It has been twenty-one years since the release of Alkibar, Afel Bocoum’s wandering debut so titled to mean ‘messenger of the great river’. Those two decades have seen Bocoum’s Mali transform from a fledgeling democracy into a warzone and back. And now, as of summer 2020, the country awaits the resolution of its recent coup, with a new president to be named by 15 September. Released last Friday, Bocoum’s fourth album reflects a very different environment to the one in which he started his career.
Mentored by the late, great Ali Farka Touré, Afel Boucoum’s music follows a familiar pattern that has defined Mali’s musical export since the late 1980s. Both find the roots of their music in the precarious bottleneck of the country along the banks of the Niger River. Both demonstrate a willingness to stretch out into American Blues and European-style production. And between these two competing origin stories, the artists have imagined a new era of Malian folk in the creation and holding onto of a sound recognised the world over for its unique cool and confidence.
If Touré developed the sound, Bocoum has had enough time to master it. Eleven years since his last, Lindé seems to have come at the right time; an album released in September 2020 is sure to draw attention to an under-reported corner of the world at a crucial moment. And with returning support from Damon Albarn (Blur, Gorillaz) and record producer Nick Gold (Ali Farka Touré, Fatoumata Diawara, Buena Vista Social Club), the latest record has all the makings of a hit. Online, the LP can be purchased with a four page insert translating the lyrics into European languages. Sanctions may have closed Mali’s borders to trade, but Lindé was seemingly designed to be heard by the outside world.
Amid the escalation, Boucoum’s press release acknowledges the call for “hope, solidarity and unity” in the face of an “uncertain and troubling world”, yet the album strikes a diplomatic balance between political messaging and personal reflection. Avoiding getting sucked into debate, the artist instead says: “Malian culture doesn’t recognise divisive expressions such as: ‘northerner’, ‘southerner’, ‘black’ and ‘white’. Let’s just say ‘Malian’, full stop. Social cohesion is our social security. […] If we’re not united, I can see no solution. Our social security is music. That’s all we’ve got left. People love music, so we have to make use of that fact.”

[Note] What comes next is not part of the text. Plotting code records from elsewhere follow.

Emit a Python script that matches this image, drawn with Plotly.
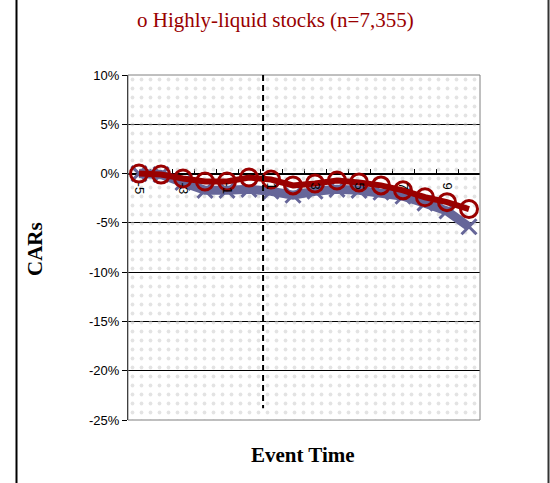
import plotly.graph_objects as go

# Event window and cumulative abnormal returns (in percent)
event_time = [-5, -4, -3, -2, -1, 0, 1, 2, 3, 4, 5, 6, 7, 8, 9, 10]
car_liquid = [0.0, -0.1, -0.5, -0.8, -0.8, -0.4, -0.6, -1.2, -1.0, -0.7, -0.9, -1.2, -1.7, -2.4, -2.9, -3.6]
car_other = [0.0, -0.1, -0.9, -1.7, -1.7, -1.6, -1.8, -2.2, -1.8, -1.6, -1.7, -1.9, -2.3, -3.0, -3.8, -5.4]
label_times = [-5, -3, -1, 1, 3, 5, 7, 9]
y_ticks = [-25, -20, -15, -10, -5, 0, 5, 10]
event_marker_x = 0.64

X_MIN, X_MAX = event_time[0] - 0.5, event_time[-1] + 0.5
Y_MIN, Y_MAX = -25, 10

W, H = 550, 483
ML, MR, MT, MB = 128, 70, 75, 63
PW, PH = W - ML - MR, H - MT - MB


def px_x(p):
    return (p - ML) / PW


def px_y(p):
    return (H - MB - p) / PH


SERIF = "Liberation Serif"
SANS = "Liberation Sans"
DARK_RED = "#990000"
SLATE = "#666699"

fig = go.Figure()

# dotted plot-area texture
fig.add_trace(go.Scatter(
    x=[X_MIN, X_MAX, X_MAX, X_MIN, X_MIN],
    y=[Y_MIN, Y_MIN, Y_MAX, Y_MAX, Y_MIN],
    mode="none", fill="toself", fillcolor="rgba(0,0,0,0)",
    fillpattern=dict(shape=".", fgcolor="#c8c8c8", bgcolor="rgba(0,0,0,0)",
                     size=9, solidity=0.14),
    hoverinfo="skip", showlegend=False,
))

fig.add_trace(go.Scatter(
    x=event_time, y=car_other, mode="lines+markers",
    line=dict(color=SLATE, width=9),
    marker=dict(symbol="x-thin", size=15, line=dict(color=SLATE, width=3)),
    showlegend=False,
))

fig.add_trace(go.Scatter(
    x=event_time, y=car_liquid, mode="lines+markers",
    line=dict(color=DARK_RED, width=6),
    marker=dict(symbol="circle-open", size=17, color=DARK_RED,
                line=dict(color=DARK_RED, width=3)),
    showlegend=False,
))

axis_pos = (0 - Y_MIN) / (Y_MAX - Y_MIN)
boundaries = [t - 0.5 for t in event_time] + [event_time[-1] + 0.5]

fig.update_layout(
    width=W, height=H,
    margin=dict(l=ML, r=MR, t=MT, b=MB),
    paper_bgcolor="white", plot_bgcolor="white",
    xaxis=dict(
        range=[X_MIN, X_MAX], anchor="free", position=axis_pos,
        showgrid=False, zeroline=False,
        showline=True, linecolor="black", linewidth=1,
        tickmode="array", tickvals=boundaries, ticktext=["" for _ in boundaries],
        ticks="inside", ticklen=5, tickcolor="black",
        layer="below traces",
    ),
    xaxis2=dict(
        range=[X_MIN, X_MAX], overlaying="x", anchor="free", position=axis_pos,
        side="bottom", showgrid=False, zeroline=False, showline=False,
        tickmode="array", tickvals=label_times, ticktext=[str(t) for t in label_times],
        ticks="", tickangle=90, ticklabelstandoff=8,
        tickfont=dict(family=SANS, size=13, color="black"),
        layer="above traces",
    ),
    yaxis=dict(
        range=[Y_MIN, Y_MAX], tickmode="array", tickvals=y_ticks,
        ticktext=[f"{v}%" for v in y_ticks],
        showgrid=True, gridcolor="black", gridwidth=1,
        zeroline=False, showline=True, linecolor="black", linewidth=1,
        ticks="outside", ticklen=5, tickcolor="black",
        tickfont=dict(family=SANS, size=13, color="black"),
    ),
    shapes=[
        # plot-area border
        dict(type="rect", xref="paper", yref="paper", x0=0, x1=1, y0=0, y1=1,
             line=dict(color="#808080", width=1), layer="above"),
        # event-date marker
        dict(type="line", xref="x", yref="y", x0=event_marker_x, x1=event_marker_x,
             y0=Y_MAX, y1=Y_MIN + 1.2,
             line=dict(color="black", width=2, dash="6px,4px"), layer="above"),
        # chart frame
        dict(type="line", xref="paper", yref="paper", x0=px_x(16.5), x1=px_x(16.5),
             y0=px_y(H), y1=px_y(0), line=dict(color="black", width=2)),
        dict(type="line", xref="paper", yref="paper", x0=px_x(548.5), x1=px_x(548.5),
             y0=px_y(H), y1=px_y(0), line=dict(color="#333333", width=2)),
    ],
    annotations=[
        dict(text="o Highly-liquid stocks (n=7,355)", xref="paper", yref="paper",
             x=px_x(275), y=px_y(20), xanchor="center", yanchor="middle",
             showarrow=False,
             font=dict(family=SERIF, size=21, color=DARK_RED)),
        dict(text="<b>CARs</b>", xref="paper", yref="paper",
             x=px_x(35), y=px_y(249), xanchor="center", yanchor="middle",
             showarrow=False, textangle=-90,
             font=dict(family=SERIF, size=21, color="black")),
        dict(text="<b>Event Time</b>", xref="paper", yref="paper",
             x=px_x(303), y=px_y(455), xanchor="center", yanchor="middle",
             showarrow=False,
             font=dict(family=SERIF, size=21, color="black")),
    ],
)

# keep the label axis attached to a (hidden) trace so it renders
fig.add_trace(go.Scatter(x=[event_time[0]], y=[None], xaxis="x2", mode="markers",
                         showlegend=False, hoverinfo="skip"))

fig.write_html("out.html")
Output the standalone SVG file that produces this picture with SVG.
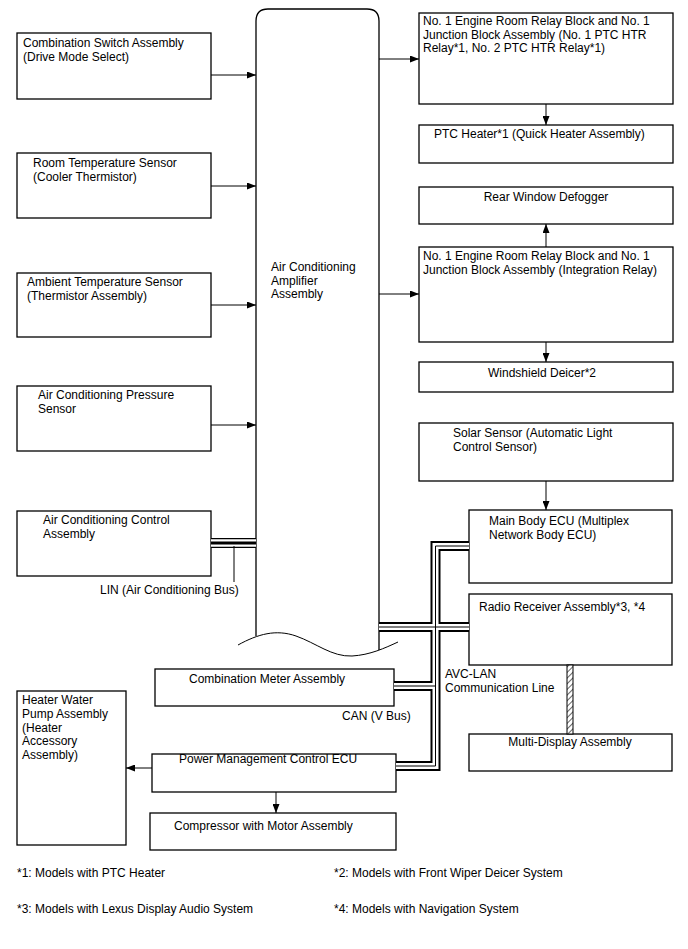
<svg xmlns="http://www.w3.org/2000/svg" width="688" height="949" viewBox="0 0 688 949">
<style>
.box{fill:#fff;stroke:#000;stroke-width:1.3}
.t{font-family:"Liberation Sans",Arial,sans-serif;font-size:12px;fill:#000}
.f{font-family:"Liberation Sans",Arial,sans-serif;font-size:12px;fill:#000}
.c{text-anchor:middle}
.ln{fill:none;stroke:#000;stroke-width:1}
.busA{fill:none;stroke:#000;stroke-width:10}
.busB{fill:none;stroke:#fff;stroke-width:6}
.busC{fill:none;stroke:#000;stroke-width:1}
.linA{fill:none;stroke:#000;stroke-width:10}
.linB{fill:none;stroke:#fff;stroke-width:7.5}
.linC{fill:none;stroke:#000;stroke-width:3}
</style>
<defs>
<marker id="ah" markerWidth="9" markerHeight="7" refX="9" refY="3.5" orient="auto" markerUnits="userSpaceOnUse">
<path d="M0,0 L9,3.5 L0,7 z" fill="#000"/>
</marker>
<pattern id="hatch" width="4" height="4" patternUnits="userSpaceOnUse" patternTransform="rotate(45)">
<rect width="4" height="4" fill="#fff"/>
<line x1="0" y1="0" x2="0" y2="4" stroke="#000" stroke-width="1.2"/>
</pattern>
</defs>
<rect width="688" height="949" fill="#fff"/>

<g id="amplifier">
<path d="M256,636 V21 Q256,9 268,9 H367 Q379,9 379,21 V650" fill="none" stroke="#000" stroke-width="1.3"/>
<path d="M238,645 C258,634 276,629 296,636 C316,643 332,657 352,656 C370,655 385,648 398,642" fill="none" stroke="#000" stroke-width="1"/>
<text class="t" x="271" y="271">Air Conditioning</text>
<text class="t" x="271" y="284.5">Amplifier</text>
<text class="t" x="271" y="298">Assembly</text>
</g>

<g id="combination-switch">
<rect class="box" x="17" y="33" width="194" height="66"/>
<text class="t" x="23" y="47">Combination Switch Assembly</text>
<text class="t" x="23" y="61">(Drive Mode Select)</text>
</g>
<g id="room-temp">
<rect class="box" x="17" y="153" width="194" height="65"/>
<text class="t" x="33" y="167">Room Temperature Sensor</text>
<text class="t" x="33" y="181">(Cooler Thermistor)</text>
</g>
<g id="ambient-temp">
<rect class="box" x="17" y="273" width="194" height="64"/>
<text class="t" x="27" y="286">Ambient Temperature Sensor</text>
<text class="t" x="27" y="300">(Thermistor Assembly)</text>
</g>
<g id="ac-pressure">
<rect class="box" x="17" y="386" width="194" height="65"/>
<text class="t" x="38" y="399">Air Conditioning Pressure</text>
<text class="t" x="38" y="413">Sensor</text>
</g>
<g id="ac-control">
<rect class="box" x="17" y="511" width="194" height="65"/>
<text class="t" x="43" y="524">Air Conditioning Control</text>
<text class="t" x="43" y="538">Assembly</text>
</g>

<g id="relay-ptc">
<rect class="box" x="419" y="13" width="254" height="91"/>
<text class="t" x="423" y="25">No. 1 Engine Room Relay Block and No. 1</text>
<text class="t" x="423" y="38.5">Junction Block Assembly (No. 1 PTC HTR</text>
<text class="t" x="423" y="52">Relay*1, No. 2 PTC HTR Relay*1)</text>
</g>
<g id="ptc-heater">
<rect class="box" x="419" y="125" width="254" height="38"/>
<text class="t" x="434" y="138">PTC Heater*1 (Quick Heater Assembly)</text>
</g>
<g id="rear-defogger">
<rect class="box" x="419" y="187" width="254" height="37"/>
<text class="t c" x="546" y="201">Rear Window Defogger</text>
</g>
<g id="relay-integration">
<rect class="box" x="419" y="247" width="254" height="95"/>
<text class="t" x="423" y="260">No. 1 Engine Room Relay Block and No. 1</text>
<text class="t" x="423" y="274">Junction Block Assembly (Integration Relay)</text>
</g>
<g id="windshield-deicer">
<rect class="box" x="419" y="362" width="254" height="30"/>
<text class="t c" x="542" y="377">Windshield Deicer*2</text>
</g>
<g id="solar-sensor">
<rect class="box" x="419" y="423" width="254" height="58"/>
<text class="t" x="453" y="437">Solar Sensor (Automatic Light</text>
<text class="t" x="453" y="451">Control Sensor)</text>
</g>
<g id="main-body-ecu">
<rect class="box" x="469" y="510" width="203" height="73"/>
<text class="t" x="489" y="525">Main Body ECU (Multiplex</text>
<text class="t" x="489" y="539">Network Body ECU)</text>
</g>
<g id="radio-receiver">
<rect class="box" x="469" y="594" width="203" height="71"/>
<text class="t" x="479" y="611">Radio Receiver Assembly*3, *4</text>
</g>
<g id="multi-display">
<rect class="box" x="469" y="734" width="203" height="37"/>
<text class="t c" x="570" y="746">Multi-Display Assembly</text>
</g>
<g id="combination-meter">
<rect class="box" x="155" y="669" width="239" height="37"/>
<text class="t" x="189" y="683">Combination Meter Assembly</text>
</g>
<g id="power-management">
<rect class="box" x="152" y="754" width="244" height="38"/>
<text class="t" x="179" y="763">Power Management Control ECU</text>
</g>
<g id="compressor">
<rect class="box" x="150" y="813" width="246" height="37"/>
<text class="t" x="174" y="830">Compressor with Motor Assembly</text>
</g>
<g id="heater-water-pump">
<rect class="box" x="17" y="691" width="109" height="154"/>
<text class="t" x="22" y="704">Heater Water</text>
<text class="t" x="22" y="718">Pump Assembly</text>
<text class="t" x="22" y="732">(Heater</text>
<text class="t" x="22" y="745">Accessory</text>
<text class="t" x="22" y="759">Assembly)</text>
</g>

<g id="connectors">
<line class="ln" x1="211" y1="75" x2="256" y2="75" marker-end="url(#ah)"/>
<line class="ln" x1="211" y1="186" x2="256" y2="186" marker-end="url(#ah)"/>
<line class="ln" x1="211" y1="305" x2="256" y2="305" marker-end="url(#ah)"/>
<line class="ln" x1="211" y1="425" x2="256" y2="425" marker-end="url(#ah)"/>
<line class="ln" x1="379" y1="59" x2="419" y2="59" marker-end="url(#ah)"/>
<line class="ln" x1="546" y1="104" x2="546" y2="125" marker-end="url(#ah)"/>
<line class="ln" x1="546" y1="247" x2="546" y2="224" marker-end="url(#ah)"/>
<line class="ln" x1="379" y1="294" x2="419" y2="294" marker-end="url(#ah)"/>
<line class="ln" x1="546" y1="342" x2="546" y2="362" marker-end="url(#ah)"/>
<line class="ln" x1="546" y1="481" x2="546" y2="510" marker-end="url(#ah)"/>
<line class="ln" x1="152" y1="768" x2="126" y2="768" marker-end="url(#ah)"/>
<line class="ln" x1="276" y1="792" x2="276" y2="813" marker-end="url(#ah)"/>

<g id="lin-bus">
<path class="linA" d="M211,543 H256"/>
<path class="linB" d="M211,543 H256"/>
<path class="linC" d="M211,543 H256"/>
<line class="ln" x1="234" y1="546" x2="234" y2="582"/>
</g>
<g id="can-bus">
<path class="busA" d="M469,546 H435.5 V766 H396 M379,627 H469 M394,686 H435.5"/>
<path class="busB" d="M469,546 H435.5 V766 H396 M379,627 H469 M394,686 H435.5"/>
<path class="busC" d="M469,546 H435.5 V766 H396 M379,627 H469 M394,686 H435.5"/>
</g>
<rect id="avc-lan" x="567" y="665" width="6" height="69" fill="url(#hatch)" stroke="#000" stroke-width="1"/>
</g>

<g id="labels">
<text class="t" x="100" y="594">LIN (Air Conditioning Bus)</text>
<text class="t" x="342" y="720">CAN (V Bus)</text>
<text class="t" x="445" y="678">AVC-LAN</text>
<text class="t" x="445" y="692">Communication Line</text>
<text class="f" x="17" y="877">*1: Models with PTC Heater</text>
<text class="f" x="334" y="877">*2: Models with Front Wiper Deicer System</text>
<text class="f" x="17" y="913">*3: Models with Lexus Display Audio System</text>
<text class="f" x="334" y="913">*4: Models with Navigation System</text>
</g>
</svg>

Boucoum’s desire to branch out beyond the sparseness of the Sahel ultimately pays dividends in an album preaching unity. Instrumentally, the record reflects the diversity of Malian creative tradition while also embracing the richness of European brass and strings. Tracks like ‘Bombolo Liilo’ show the artist at his best, winding around previously unexplored genres with free-flowing energy and charisma. Though instrumental delicacy and precision is key to the record’s draw, it manages to feel relaxed, effortless and wholly convinced of its new outward-facing direction.
Consider the significance of ‘Alkibar’ for an artist whose place is in the recovery of a historic nation brought together and divided along its great river. As we roll into September, Lindé makes palatable the rear end of an ugly year, falling back on familiarity while also finding the confidence to innovate and look forward. A warm and varied album, Lindé achieves all it sets out to do, unifying the disparate around a single new optimistic identity.